— Begin Input rows —

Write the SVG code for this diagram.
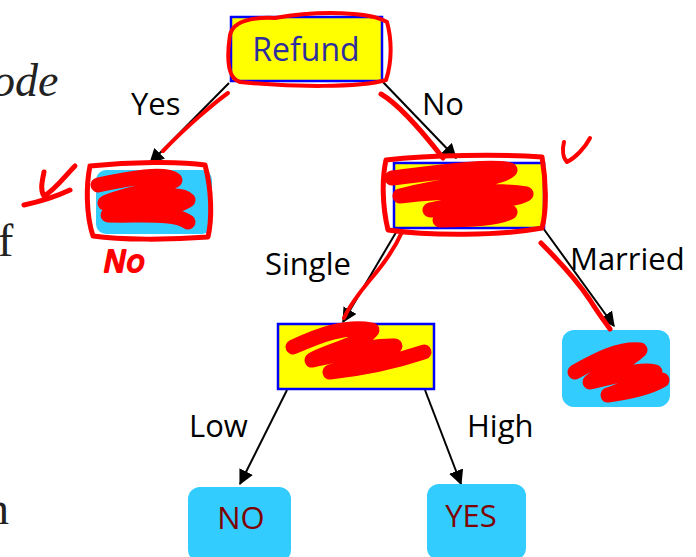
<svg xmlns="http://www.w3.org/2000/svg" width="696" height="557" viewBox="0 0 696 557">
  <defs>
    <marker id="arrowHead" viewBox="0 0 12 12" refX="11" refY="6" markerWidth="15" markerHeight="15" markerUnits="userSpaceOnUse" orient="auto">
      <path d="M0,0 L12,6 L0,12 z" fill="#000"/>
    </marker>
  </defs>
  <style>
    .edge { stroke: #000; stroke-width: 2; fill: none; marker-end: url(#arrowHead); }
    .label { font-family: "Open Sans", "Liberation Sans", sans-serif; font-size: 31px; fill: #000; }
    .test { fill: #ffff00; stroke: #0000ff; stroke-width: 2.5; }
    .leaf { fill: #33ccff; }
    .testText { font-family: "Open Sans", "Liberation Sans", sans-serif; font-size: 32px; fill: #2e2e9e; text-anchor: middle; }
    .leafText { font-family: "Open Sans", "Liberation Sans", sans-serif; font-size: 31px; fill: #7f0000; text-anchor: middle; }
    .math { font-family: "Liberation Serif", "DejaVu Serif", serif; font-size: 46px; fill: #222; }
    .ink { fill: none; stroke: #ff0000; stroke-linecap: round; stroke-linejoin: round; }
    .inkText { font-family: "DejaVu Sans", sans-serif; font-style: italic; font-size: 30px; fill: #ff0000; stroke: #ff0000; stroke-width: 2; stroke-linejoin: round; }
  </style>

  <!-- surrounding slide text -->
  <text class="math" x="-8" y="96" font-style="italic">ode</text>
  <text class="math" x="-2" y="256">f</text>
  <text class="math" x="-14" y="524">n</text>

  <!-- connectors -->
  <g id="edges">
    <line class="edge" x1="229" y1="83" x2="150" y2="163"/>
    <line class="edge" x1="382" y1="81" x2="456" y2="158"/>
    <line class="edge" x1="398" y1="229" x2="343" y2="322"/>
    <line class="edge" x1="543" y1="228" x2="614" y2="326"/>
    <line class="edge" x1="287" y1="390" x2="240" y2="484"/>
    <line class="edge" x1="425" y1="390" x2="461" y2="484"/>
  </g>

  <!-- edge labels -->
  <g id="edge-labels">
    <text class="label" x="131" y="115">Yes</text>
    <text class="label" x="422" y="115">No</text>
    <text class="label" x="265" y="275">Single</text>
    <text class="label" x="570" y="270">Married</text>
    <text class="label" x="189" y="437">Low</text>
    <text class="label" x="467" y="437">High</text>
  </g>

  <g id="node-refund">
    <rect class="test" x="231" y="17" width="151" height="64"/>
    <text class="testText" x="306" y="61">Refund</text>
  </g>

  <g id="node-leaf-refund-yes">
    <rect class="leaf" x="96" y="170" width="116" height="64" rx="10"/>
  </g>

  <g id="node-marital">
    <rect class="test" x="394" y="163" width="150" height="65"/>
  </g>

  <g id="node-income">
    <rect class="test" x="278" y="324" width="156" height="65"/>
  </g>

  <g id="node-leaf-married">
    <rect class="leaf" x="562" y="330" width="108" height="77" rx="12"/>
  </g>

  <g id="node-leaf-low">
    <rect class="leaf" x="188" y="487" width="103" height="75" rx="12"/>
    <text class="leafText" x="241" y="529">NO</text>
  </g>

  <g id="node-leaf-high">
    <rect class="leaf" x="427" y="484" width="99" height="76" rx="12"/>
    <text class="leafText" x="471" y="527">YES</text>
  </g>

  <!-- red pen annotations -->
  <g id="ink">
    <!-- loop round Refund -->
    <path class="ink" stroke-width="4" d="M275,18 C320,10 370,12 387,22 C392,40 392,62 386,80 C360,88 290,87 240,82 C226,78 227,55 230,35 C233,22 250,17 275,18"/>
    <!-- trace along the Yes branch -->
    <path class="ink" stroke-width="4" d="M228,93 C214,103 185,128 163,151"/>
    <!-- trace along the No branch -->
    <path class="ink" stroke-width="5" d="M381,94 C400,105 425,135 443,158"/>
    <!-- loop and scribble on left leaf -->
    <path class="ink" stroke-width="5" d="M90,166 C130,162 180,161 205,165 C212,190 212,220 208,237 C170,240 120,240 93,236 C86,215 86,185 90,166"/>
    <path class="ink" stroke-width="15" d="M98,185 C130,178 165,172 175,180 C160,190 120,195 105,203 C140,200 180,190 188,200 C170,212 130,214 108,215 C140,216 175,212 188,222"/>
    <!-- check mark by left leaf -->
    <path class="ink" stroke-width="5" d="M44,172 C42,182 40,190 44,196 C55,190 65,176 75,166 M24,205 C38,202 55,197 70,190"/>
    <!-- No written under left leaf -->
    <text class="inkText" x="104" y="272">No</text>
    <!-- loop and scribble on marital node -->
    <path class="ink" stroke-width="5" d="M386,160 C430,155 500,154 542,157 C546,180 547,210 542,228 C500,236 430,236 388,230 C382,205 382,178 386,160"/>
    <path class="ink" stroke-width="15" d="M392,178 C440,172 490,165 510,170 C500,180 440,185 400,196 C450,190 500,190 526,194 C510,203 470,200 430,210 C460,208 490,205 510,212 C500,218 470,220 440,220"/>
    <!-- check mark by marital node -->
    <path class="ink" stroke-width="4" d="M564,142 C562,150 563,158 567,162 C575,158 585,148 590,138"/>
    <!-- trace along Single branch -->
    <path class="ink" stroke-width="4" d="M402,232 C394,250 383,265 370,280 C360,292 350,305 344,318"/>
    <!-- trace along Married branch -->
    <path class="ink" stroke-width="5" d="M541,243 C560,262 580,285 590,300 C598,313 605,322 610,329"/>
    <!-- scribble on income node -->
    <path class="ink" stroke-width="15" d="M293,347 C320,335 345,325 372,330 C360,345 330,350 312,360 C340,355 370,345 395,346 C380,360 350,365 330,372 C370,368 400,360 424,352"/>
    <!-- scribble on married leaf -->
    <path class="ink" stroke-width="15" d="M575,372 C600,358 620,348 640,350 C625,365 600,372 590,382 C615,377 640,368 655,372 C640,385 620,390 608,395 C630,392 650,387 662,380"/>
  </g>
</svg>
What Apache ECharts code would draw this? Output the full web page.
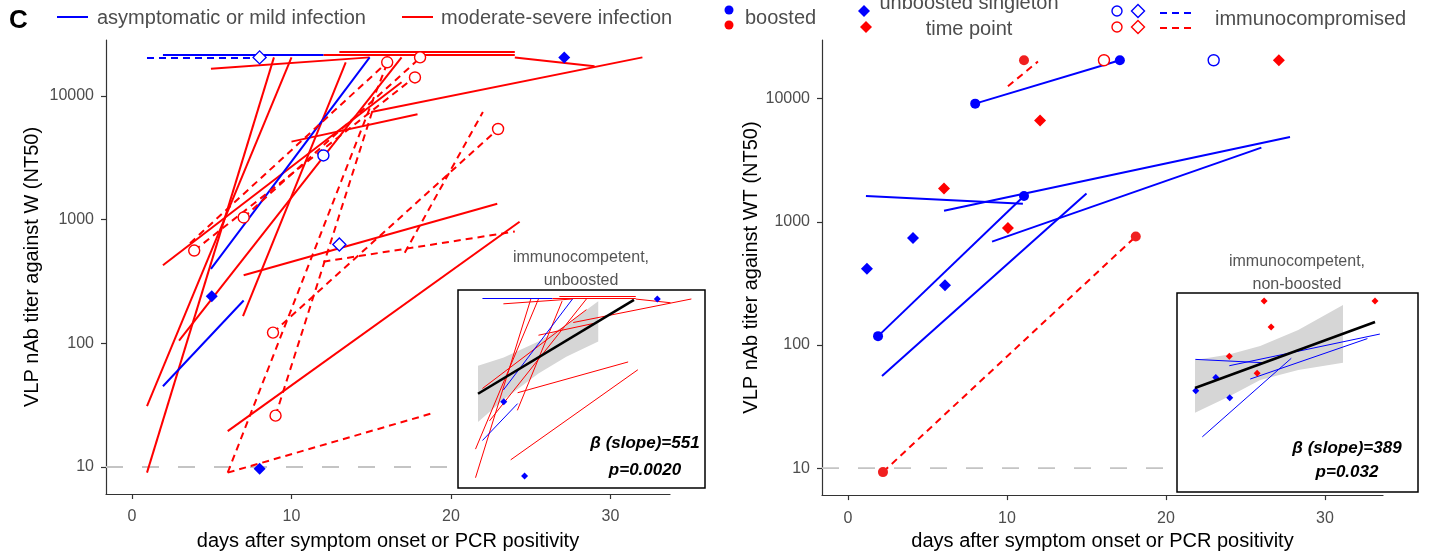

— End Input rows —

**Exercise description**
Leave out the pictures and repeat everything else in the records exactly.

**Output**
Write the SVG code for this diagram.
<svg xmlns="http://www.w3.org/2000/svg" width="696" height="557" viewBox="0 0 696 557">
  <defs>
    <marker id="arrowHead" viewBox="0 0 12 12" refX="11" refY="6" markerWidth="15" markerHeight="15" markerUnits="userSpaceOnUse" orient="auto">
      <path d="M0,0 L12,6 L0,12 z" fill="#000"/>
    </marker>
  </defs>
  <style>
    .edge { stroke: #000; stroke-width: 2; fill: none; marker-end: url(#arrowHead); }
    .label { font-family: "Open Sans", "Liberation Sans", sans-serif; font-size: 31px; fill: #000; }
    .test { fill: #ffff00; stroke: #0000ff; stroke-width: 2.5; }
    .leaf { fill: #33ccff; }
    .testText { font-family: "Open Sans", "Liberation Sans", sans-serif; font-size: 32px; fill: #2e2e9e; text-anchor: middle; }
    .leafText { font-family: "Open Sans", "Liberation Sans", sans-serif; font-size: 31px; fill: #7f0000; text-anchor: middle; }
    .math { font-family: "Liberation Serif", "DejaVu Serif", serif; font-size: 46px; fill: #222; }
    .ink { fill: none; stroke: #ff0000; stroke-linecap: round; stroke-linejoin: round; }
    .inkText { font-family: "DejaVu Sans", sans-serif; font-style: italic; font-size: 30px; fill: #ff0000; stroke: #ff0000; stroke-width: 2; stroke-linejoin: round; }
  </style>

  <!-- surrounding slide text -->
  <text class="math" x="-8" y="96" font-style="italic">ode</text>
  <text class="math" x="-2" y="256">f</text>
  <text class="math" x="-14" y="524">n</text>

  <!-- connectors -->
  <g id="edges">
    <line class="edge" x1="229" y1="83" x2="150" y2="163"/>
    <line class="edge" x1="382" y1="81" x2="456" y2="158"/>
    <line class="edge" x1="398" y1="229" x2="343" y2="322"/>
    <line class="edge" x1="543" y1="228" x2="614" y2="326"/>
    <line class="edge" x1="287" y1="390" x2="240" y2="484"/>
    <line class="edge" x1="425" y1="390" x2="461" y2="484"/>
  </g>

  <!-- edge labels -->
  <g id="edge-labels">
    <text class="label" x="131" y="115">Yes</text>
    <text class="label" x="422" y="115">No</text>
    <text class="label" x="265" y="275">Single</text>
    <text class="label" x="570" y="270">Married</text>
    <text class="label" x="189" y="437">Low</text>
    <text class="label" x="467" y="437">High</text>
  </g>

  <g id="node-refund">
    <rect class="test" x="231" y="17" width="151" height="64"/>
    <text class="testText" x="306" y="61">Refund</text>
  </g>

  <g id="node-leaf-refund-yes">
    <rect class="leaf" x="96" y="170" width="116" height="64" rx="10"/>
  </g>

  <g id="node-marital">
    <rect class="test" x="394" y="163" width="150" height="65"/>
  </g>

  <g id="node-income">
    <rect class="test" x="278" y="324" width="156" height="65"/>
  </g>

  <g id="node-leaf-married">
    <rect class="leaf" x="562" y="330" width="108" height="77" rx="12"/>
  </g>

  <g id="node-leaf-low">
    <rect class="leaf" x="188" y="487" width="103" height="75" rx="12"/>
    <text class="leafText" x="241" y="529">NO</text>
  </g>

  <g id="node-leaf-high">
    <rect class="leaf" x="427" y="484" width="99" height="76" rx="12"/>
    <text class="leafText" x="471" y="527">YES</text>
  </g>

  <!-- red pen annotations -->
  <g id="ink">
    <!-- loop round Refund -->
    <path class="ink" stroke-width="4" d="M275,18 C320,10 370,12 387,22 C392,40 392,62 386,80 C360,88 290,87 240,82 C226,78 227,55 230,35 C233,22 250,17 275,18"/>
    <!-- trace along the Yes branch -->
    <path class="ink" stroke-width="4" d="M228,93 C214,103 185,128 163,151"/>
    <!-- trace along the No branch -->
    <path class="ink" stroke-width="5" d="M381,94 C400,105 425,135 443,158"/>
    <!-- loop and scribble on left leaf -->
    <path class="ink" stroke-width="5" d="M90,166 C130,162 180,161 205,165 C212,190 212,220 208,237 C170,240 120,240 93,236 C86,215 86,185 90,166"/>
    <path class="ink" stroke-width="15" d="M98,185 C130,178 165,172 175,180 C160,190 120,195 105,203 C140,200 180,190 188,200 C170,212 130,214 108,215 C140,216 175,212 188,222"/>
    <!-- check mark by left leaf -->
    <path class="ink" stroke-width="5" d="M44,172 C42,182 40,190 44,196 C55,190 65,176 75,166 M24,205 C38,202 55,197 70,190"/>
    <!-- No written under left leaf -->
    <text class="inkText" x="104" y="272">No</text>
    <!-- loop and scribble on marital node -->
    <path class="ink" stroke-width="5" d="M386,160 C430,155 500,154 542,157 C546,180 547,210 542,228 C500,236 430,236 388,230 C382,205 382,178 386,160"/>
    <path class="ink" stroke-width="15" d="M392,178 C440,172 490,165 510,170 C500,180 440,185 400,196 C450,190 500,190 526,194 C510,203 470,200 430,210 C460,208 490,205 510,212 C500,218 470,220 440,220"/>
    <!-- check mark by marital node -->
    <path class="ink" stroke-width="4" d="M564,142 C562,150 563,158 567,162 C575,158 585,148 590,138"/>
    <!-- trace along Single branch -->
    <path class="ink" stroke-width="4" d="M402,232 C394,250 383,265 370,280 C360,292 350,305 344,318"/>
    <!-- trace along Married branch -->
    <path class="ink" stroke-width="5" d="M541,243 C560,262 580,285 590,300 C598,313 605,322 610,329"/>
    <!-- scribble on income node -->
    <path class="ink" stroke-width="15" d="M293,347 C320,335 345,325 372,330 C360,345 330,350 312,360 C340,355 370,345 395,346 C380,360 350,365 330,372 C370,368 400,360 424,352"/>
    <!-- scribble on married leaf -->
    <path class="ink" stroke-width="15" d="M575,372 C600,358 620,348 640,350 C625,365 600,372 590,382 C615,377 640,368 655,372 C640,385 620,390 608,395 C630,392 650,387 662,380"/>
  </g>
</svg>
What Apache ECharts code would draw this? Output the full web page.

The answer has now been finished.